Perché l’economia italiana va ancora a rilento
In una recente analisi la Cgia di Mestre – elaborando dati della Commissione europea, Istat, e Prometeia – ha descritto la situazione economica dell’Italia, rapportandola al resto d’Europa e alle performance del nostro Paese nel 2007. Quello che emerge è che per molti indicatori, come gli investimenti, lo stesso Pil o i consumi, la strada da fare per tornare ai livelli pre crisi è ancora piuttosto lunga.
Partendo dal Pil, la Cgia di Mestre ricorda come secondo numerose stime già nel corso del 2018 la crescita economica italiana rischi di affievolirsi. Secondo le previsioni della Commissione europea, il Pil potrebbe crescere dell’1,3% nel corso dell’anno, contro il +1,5% del 2017. Senza contare che nessuno tra i 27 paesi Ue monitorati “conseguirà una crescita più contenuta della nostra”.
La Cgia ha inoltre sottolineato come l’incremento del Pil registrato nel 2017 sia uguale a quello rilevato nel 2003 e che, secondo Prometeia, per eguagliare la crescita del 2007 bisognerà aspettare almeno il biennio 2022-2023. Ad oggi il Pil nominale è inferiore del 5,4% rispetto al 2007.
Ad aggravare la situazione è anche il divario tar le varie regioni italiane. Sono giusto un paio le regioni in cui il Pil attuale ha superato i livelli del 2007 (Lombardia, con un +0,4%, e Trentino Alto Adige, con un +5,6%), mentre nelle altre regioni il gap con i livelli pre-crisi è ancora in negativo. E in alcuni casi il divario è marcato: Marche, Calabria, Liguria, Sicilia, Umbria e Molise presentano un gap da recuperare più ampio del 10%.

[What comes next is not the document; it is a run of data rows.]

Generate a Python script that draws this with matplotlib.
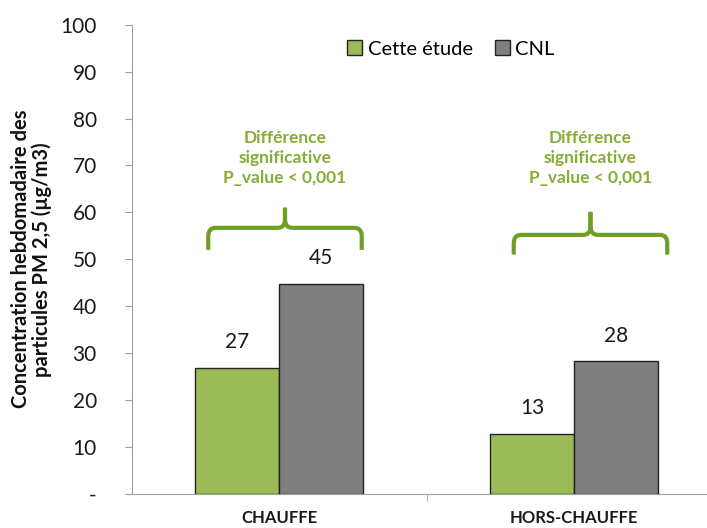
import matplotlib.pyplot as plt
import numpy as np
from matplotlib.path import Path
from matplotlib.patches import PathPatch

plt.rcParams['font.family'] = ['Lato', 'DejaVu Sans']

periods = ["CHAUFFE", "HORS-CHAUFFE"]
series_names = ["Cette étude", "CNL"]
cette_etude = [26.9, 12.8]
cnl = [44.8, 28.2]
value_labels = [["27", "13"], ["45", "28"]]
note = "Différence\nsignificative\nP_value < 0,001"
yticks = [0, 10, 20, 30, 40, 50, 60, 70, 80, 90, 100]
ytick_labels = ["-", "10", "20", "30", "40", "50", "60", "70", "80", "90", "100"]

colors = ["#9bbb59", "#7f7f7f"]
green_txt = "#86ad35"
green_brace = "#6f9f22"

fig = plt.figure(figsize=(7.07, 5.28), dpi=100)
ax = fig.add_axes([0.186, 0.065, 0.835, 0.888])

x = np.arange(len(periods))
w = 0.285
for i, vals in enumerate([cette_etude, cnl]):
    pos = x + (i - 0.5) * w
    ax.bar(pos, vals, w, color=colors[i], edgecolor="#222222", linewidth=1.0,
           label=series_names[i], zorder=3)
    for p, v, lab in zip(pos, vals, value_labels[i]):
        ax.text(p, v + 5.4, lab, ha="center", va="center", fontsize=15, color="#1a1a1a")

ax.set_xlim(-0.5, 1.5)
ax.set_ylim(0, 100)
ax.set_yticks(yticks)
ax.set_yticklabels(ytick_labels, fontsize=15, color="#1a1a1a")
ax.set_xticks(x)
ax.set_xticklabels(periods, fontsize=12, fontweight="bold", color="#1a1a1a")
ax.tick_params(axis="x", length=0, pad=12)
ax.set_xticks([0.5], minor=True)
ax.tick_params(axis="x", which="minor", length=5, color="#a0a0a0")
ax.tick_params(axis="y", length=5, color="#a0a0a0", pad=20)

for s in ["top", "right"]:
    ax.spines[s].set_visible(False)
for s in ["left", "bottom"]:
    ax.spines[s].set_color("#a0a0a0")

ax.set_ylabel("Concentration hebdomadaire des\nparticules PM 2,5 (µg/m3)",
              fontsize=14.5, fontweight="bold", color="#111111", labelpad=6, linespacing=1.05)


def brace(xc, x0, x1, yb, yh, yt):
    r = 0.025
    ry = 1.8
    codes = [Path.MOVETO, Path.LINETO, Path.CURVE3, Path.CURVE3, Path.LINETO,
             Path.CURVE3, Path.CURVE3, Path.LINETO]
    for xe, sgn in ((x0, 1), (x1, -1)):
        verts = [(xe, yb), (xe, yh - ry), (xe, yh), (xe + sgn * r, yh), (xc - sgn * r, yh),
                 (xc, yh), (xc, yh + ry), (xc, yt)]
        ax.add_patch(PathPatch(Path(verts, codes), fill=False, edgecolor=green_brace,
                               linewidth=3, capstyle="butt", zorder=4, clip_on=False))


brace_specs = [(0.02, -0.24, 0.28, 52.0, 56.7, 61.0),
               (1.055, 0.795, 1.315, 51.0, 55.2, 60.1)]
for (xc, x0, x1, yb, yh, yt) in brace_specs:
    brace(xc, x0, x1, yb, yh, yt)
    ax.text(xc, 71.6, note, ha="center", va="center", fontsize=12.5, fontweight="bold",
            color=green_txt, linespacing=1.3)

ax.legend(loc="center left", bbox_to_anchor=(0.335, 0.948), ncol=2, frameon=False,
          fontsize=14.5, handlelength=0.75, handleheight=0.75, handletextpad=0.25,
          columnspacing=1.1)

fig.savefig("out.png", dpi=100)
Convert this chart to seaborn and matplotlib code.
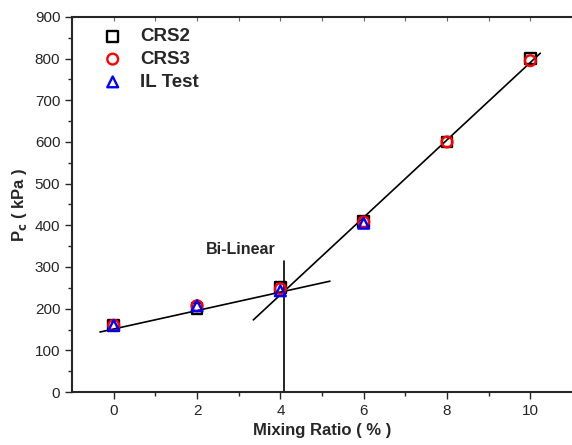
import matplotlib
matplotlib.use("Agg")
import matplotlib.pyplot as plt
import seaborn as sns
import pandas as pd

# measured data
ratio_crs = [0, 2, 4, 6, 8, 10]
pc_crs2 = [160, 200, 250, 410, 600, 800]
pc_crs3 = [160, 207, 248, 408, 600, 795]
ratio_il = [0, 2, 4, 6]
pc_il = [160, 207, 243, 405]

# bi-linear fit lines
fit1_x = [-0.33, 5.19]
fit1_y = [144, 266]
fit2_x = [3.35, 10.24]
fit2_y = [173, 813]
break_x = [4.09, 4.09]
break_y = [0, 314]

sns.set_style("ticks")
plt.rcParams['font.family'] = ['Liberation Sans', 'DejaVu Sans']

fig = plt.figure(figsize=(5.72, 4.45), dpi=100)
ax = fig.add_axes([0.126, 0.119, 0.874, 0.843])

ax.plot(fit1_x, fit1_y, color='black', lw=1.2)
ax.plot(fit2_x, fit2_y, color='black', lw=1.2)
ax.plot(break_x, break_y, color='black', lw=1.2)

df2 = pd.DataFrame({'x': ratio_crs, 'y': pc_crs2})
df3 = pd.DataFrame({'x': ratio_crs, 'y': pc_crs3})
dfi = pd.DataFrame({'x': ratio_il, 'y': pc_il})

kw = dict(s=60, facecolor='none', linewidth=1.7, zorder=3)
sns.scatterplot(data=df2, x='x', y='y', marker='s', edgecolor='black', label='CRS2', ax=ax, **kw)
sns.scatterplot(data=df3, x='x', y='y', marker='o', edgecolor='red', label='CRS3', ax=ax, **kw)
sns.scatterplot(data=dfi, x='x', y='y', marker='^', edgecolor='blue', label='IL Test', ax=ax, **kw)

ax.text(3.06, 341, 'Bi-Linear', fontsize=11.5, fontweight='bold', ha='center', va='center')

ax.set_xlim(-1, 11)
ax.set_ylim(0, 900)
ax.set_xticks([0, 2, 4, 6, 8, 10])
ax.set_xticks([1, 3, 5, 7, 9], minor=True)
ax.set_yticks(range(0, 901, 100))
ax.set_yticks(range(50, 900, 100), minor=True)
ax.tick_params(axis='both', which='major', length=5, width=1, labelsize=11, direction='out')
ax.tick_params(axis='both', which='minor', length=3, width=1, direction='out')
ax.spines['right'].set_visible(False)
for s in ['left', 'bottom', 'top']:
    ax.spines[s].set_linewidth(1.5)

# small inward ticks along the top spine
top = ax.secondary_xaxis('top')
top.set_xticks(range(-1, 12))
top.tick_params(direction='in', length=3, width=0.8, color='0.4', labeltop=False)
top.spines['top'].set_visible(False)

ax.set_xlabel('Mixing Ratio ( % )', fontsize=12, fontweight='bold')
ax.set_ylabel(r'P$_{\mathbf{c}}$ ( kPa )', fontsize=12, fontweight='bold')

leg = ax.legend(loc='upper left', bbox_to_anchor=(0.04, 0.995), frameon=False,
                prop={'weight': 'bold', 'size': 13.5},
                handletextpad=0.85, borderaxespad=0.1, labelspacing=0.3, handlelength=1.2)

fig.savefig('out.png', dpi=100)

Altro indicatore dell’economia italiana per il quale il gap con i livelli pre-crisi risulta ancora elevato sono i consumi: -2,5%. Secondo le previsioni i consumi delle famiglie aumenteranno dell’1,1% nel corso del 2018 mentre quelli della Pubblica amministrazione segneranno un esiguo +0,3%, riportando “le variazioni di aumento tra le più striminzite in tutta l’Ue”. Un risultato, spiega la Cgia, “molto preoccupante, visto che la somma dei valori economici di queste due componenti costituisce l’80 per cento circa del nostro reddito nazionale totale”. Per recuperare il gap con i livelli precedenti bisognerà aspettare il 2019-2020.
Altra nota dolente giunge dagli investimenti, crollati del 24,7% tra il 2007 ed oggi. Secondo le stime formulate dal Centro studi (prevedendo una crescita media annua degli investimenti del 2%), il recupero di quanto perduto a causa della crisi economica non avverrà prima del 2030.
Per quanto riguarda invece il lavoro, i dati della Commissione europea prevedono un calo del tasso di disoccupazione del 10,9% e un aumento del numero degli occupati dello 0,9%. Un miglioramento che non può non infondere un cauto ottimismo, ma come già scritto su T-Mag il problema è che i risultati messi a segno finora (mai così tanti occupati dall’inizio delle serie storiche) sono positivi solo dal punto di vista quantitativo.